The Bias-Variance Tradeoff

Machine Learning
bias-variance
decomposition
flexibility
Decomposition of prediction error into structural and sampling components
Published

April 17, 2026

Introduction

Every supervised-learning error decomposes into structural bias (the wrong model class cannot fit the truth), variance (sampling noise in the fit), and irreducible noise. The bias-variance tradeoff is the single most important mental model for picking between a rigid and a flexible estimator.

Prerequisites

Regression basics; expected value and variance of estimators.

Theory

For squared loss and a target \(f(x) + \varepsilon\) with \(\mathbb{E}[\varepsilon] = 0\), \(\text{Var}(\varepsilon) = \sigma^2\):

\[\mathbb{E}[(y - \hat{f}(x))^2] = \underbrace{(\mathbb{E}[\hat{f}(x)] - f(x))^2}_{\text{Bias}^2} + \underbrace{\mathbb{E}[(\hat{f}(x) - \mathbb{E}[\hat{f}(x)])^2]}_{\text{Variance}} + \sigma^2.\]

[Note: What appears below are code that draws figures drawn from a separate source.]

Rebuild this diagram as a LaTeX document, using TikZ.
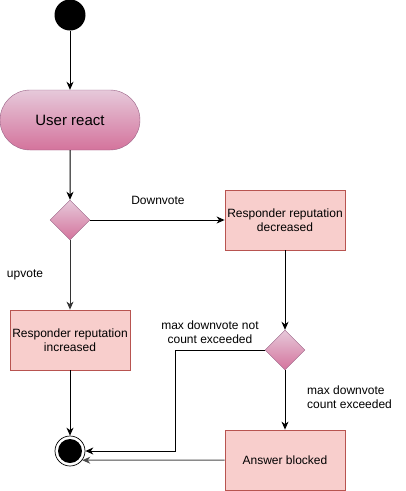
\documentclass[tikz,border=0pt]{standalone}
\usepackage{fontspec}
\setmainfont{Liberation Sans}
\usetikzlibrary{shapes.geometric,shapes.misc,arrows.meta}
\definecolor{boxfill}{HTML}{F8CECC}
\definecolor{boxline}{HTML}{B85450}
\definecolor{pinktop}{HTML}{E6C9DA}
\definecolor{pinkbot}{HTML}{D4739C}
\definecolor{pinkline}{HTML}{996185}
\begin{document}
\begin{tikzpicture}[x=1pt,y=-1pt,
  every node/.style={font=\fontsize{12}{14}\selectfont, inner sep=0pt},
  act/.style={draw=boxline, fill=boxfill, line width=0.8pt, minimum width=120pt, minimum height=60pt, align=center},
  dec/.style={diamond, draw=pinkline, top color=pinktop, bottom color=pinkbot, minimum width=40pt, minimum height=40pt, aspect=1},
  arr/.style={line width=1pt, draw=black, -{Stealth[length=8pt,width=7pt,inset=2.5pt]}},
  lbl/.style={align=center}
]
\useasboundingbox (0,0) rectangle (406,491);
\node[circle, fill=black, minimum size=31pt] (start) at (70,15) {};
\node[rounded rectangle, draw=pinkline, top color=pinktop, bottom color=pinkbot, minimum width=140pt, minimum height=60pt, font=\fontsize{15}{17}\selectfont] (react) at (70,120) {User react};
\node[dec] (d1) at (70,220) {};
\node[act] (decr) at (285,220) {Responder reputation\\decreased};
\node[act] (incr) at (70,340) {Responder reputation\\increased};
\node[dec] (d2) at (285,350) {};
\node[act] (blocked) at (285,460) {Answer blocked};
\node[circle, draw=black, fill=white, line width=0.7pt, minimum size=30pt] (endc) at (70,451) {};
\node[circle, fill=black, minimum size=24pt] (endin) at (70,451) {};
\coordinate (bend) at (175,350);

\draw[arr] (start) -- (react);
\draw[arr] (react) -- (d1);
\draw[arr] (d1.east) -- (decr.west);
\draw[arr, draw=black!80] (d1.south) -- (incr.north);
\draw[arr] (decr.south) -- (d2.north);
\draw[arr] (incr.south) -- (endc.north);
\draw[arr] (d2.south) -- (blocked.north);
\draw[arr] (d2.west) -- (bend) |- (endc.east);
\draw[arr, draw=black!70] (blocked.west) -- (endc.-37);

\node[lbl] (l1) at (158,200) {Downvote};
\node[lbl] (l2) at (25,275) {upvote};
\node[lbl] (l3) at (210,332) {max downvote not\\count exceeded};
\node[align=left, anchor=west] (l4) at (307,397) {max downvote\\count exceeded};
\end{tikzpicture}
\end{document}
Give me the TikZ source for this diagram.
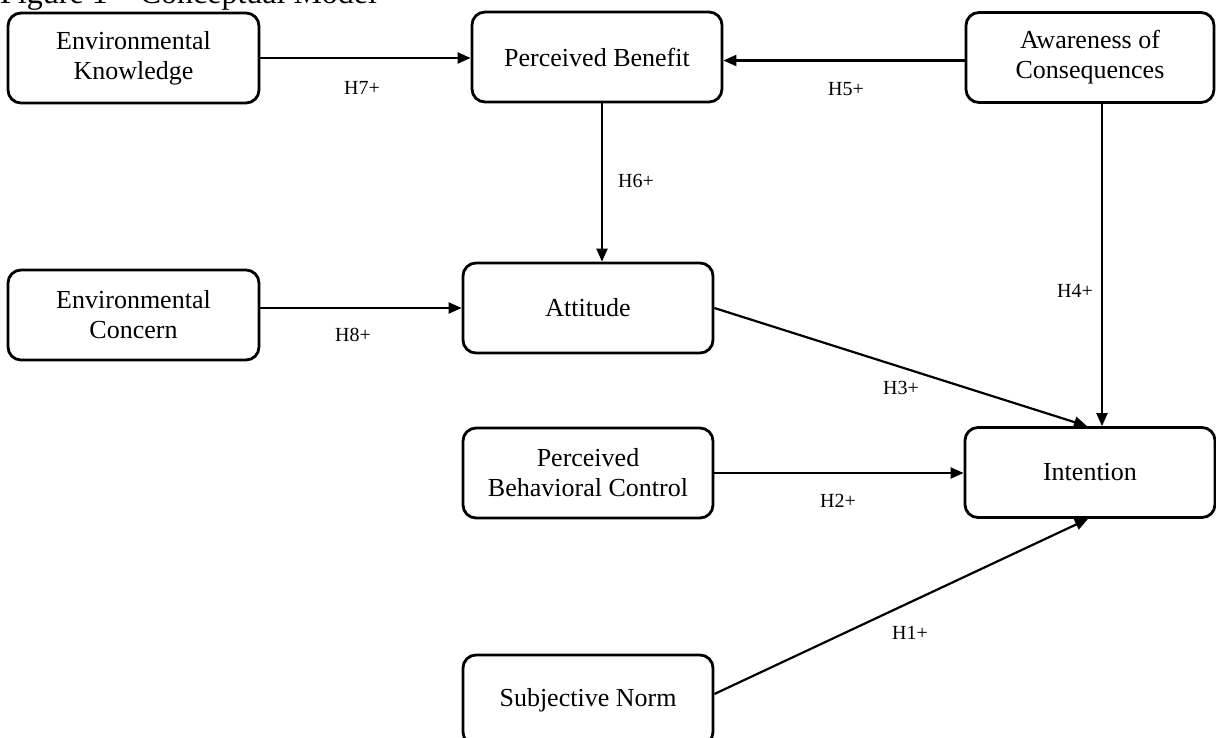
\documentclass[tikz,border=0pt]{standalone}
\usepackage{fontspec}
\setmainfont{Liberation Serif}
\usetikzlibrary{arrows.meta}
\begin{document}
\begin{tikzpicture}[x=1pt,y=-1pt,
  box/.style={draw, line width=2.8pt, rounded corners=13pt, minimum width=250pt, minimum height=90pt, align=center, font=\fontsize{26}{30}\selectfont, inner sep=0pt},
  arr/.style={line width=2.2pt, -{Triangle[length=13pt,width=11pt]}},
  lab/.style={font=\fontsize{20}{24}\selectfont, inner sep=0pt}]
\clip (0,0) rectangle (1216,737);
\node[anchor=base west, inner sep=0pt, font=\fontsize{32}{38}\selectfont] (title) at (0,3) {Figure 1 -- Conceptual Model};

\node[box, minimum width=251pt] (EK) at (133.5,58) {Environmental\\Knowledge};
\node[box] (PB) at (597,57) {Perceived Benefit};
\node[box, minimum width=248pt] (AC) at (1090,57.5) {Awareness of\\Consequences};
\node[box, minimum width=251pt] (EC) at (133.5,315) {Environmental\\Concern};
\node[box] (Att) at (588,308) {Attitude};
\node[box] (PBC) at (588,473) {Perceived\\Behavioral Control};
\node[box] (Int) at (1090,472.5) {Intention};
\node[box] (SN) at (588,700) {Subjective Norm};

\draw[arr] (EK.east) -- (PB.west |- EK.east);
\draw[arr] ([yshift=-3pt]AC.west) -- ([yshift=-3pt]AC.west -| PB.east);
\draw[arr] ([xshift=5pt]PB.south) -- ([xshift=5pt]PB.south |- Att.north);
\draw[arr] ([xshift=12pt]AC.south) -- ([xshift=12pt]AC.south |- Int.north);
\draw[arr] (EC.east |- Att.west) -- (Att.west);
\draw[arr] (Att.east) -- ([xshift=-3pt]Int.north);
\draw[arr] (PBC.east) -- (PBC.east -| Int.west);
\draw[arr] ([yshift=6pt]SN.east) -- ([xshift=-2pt]Int.south);

\node[lab] (h7) at (362,88) {H7+};
\node[lab] (h5) at (846,89) {H5+};
\node[lab] (h6) at (636,181) {H6+};
\node[lab] (h4) at (1075,291) {H4+};
\node[lab] (h8) at (353,335) {H8+};
\node[lab] (h3) at (901,388) {H3+};
\node[lab] (h2) at (838,501) {H2+};
\node[lab] (h1) at (910,633) {H1+};
\end{tikzpicture}
\end{document}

Complex models: low bias, high variance. Simple models: high bias, low variance. Regularisation, averaging (bagging), and dropout explicitly shift along this curve.

Assumptions

Squared loss and iid samples; trained estimator is a random function of the training set.

R Implementation

set.seed(2026)

true_f <- function(x) sin(x)
x_test <- seq(0, 2 * pi, length.out = 100)
f_true <- true_f(x_test)

n_reps  <- 200; n_train <- 30

simulate_fit <- function(degree) {
  preds <- replicate(n_reps, {
    x_train <- runif(n_train, 0, 2 * pi)
    y_train <- true_f(x_train) + rnorm(n_train, 0, 0.3)
    mdl <- lm(y_train ~ poly(x_train, degree))
    predict(mdl, newdata = data.frame(x_train = x_test))
  })
  bias <- rowMeans(preds) - f_true
  variance <- apply(preds, 1, var)
  list(bias2 = mean(bias^2), variance = mean(variance))
}

sapply(c(1, 3, 7, 15), simulate_fit)

Output & Results

As polynomial degree grows, bias^2 falls and variance rises; the sum (excess MSE beyond noise) is minimised at an intermediate flexibility.

Interpretation

“Polynomial degree 3 balanced bias (0.12) and variance (0.09), minimising excess MSE; degree 15 reduced bias to 0.001 but inflated variance to 0.45, hurting generalisation.”

Practical Tips

  • Overfitting corresponds to high variance (the same structure fits differently across training resamples).
  • Underfitting corresponds to high bias (structurally too restrictive to capture the signal).
  • Ensembling (bagging, random forests) reduces variance without increasing bias.
  • Regularisation (ridge, lasso) increases bias but reduces variance – tune by CV.
  • Deep learning’s “double descent” is a modern complication; the classical curve is the best starting intuition.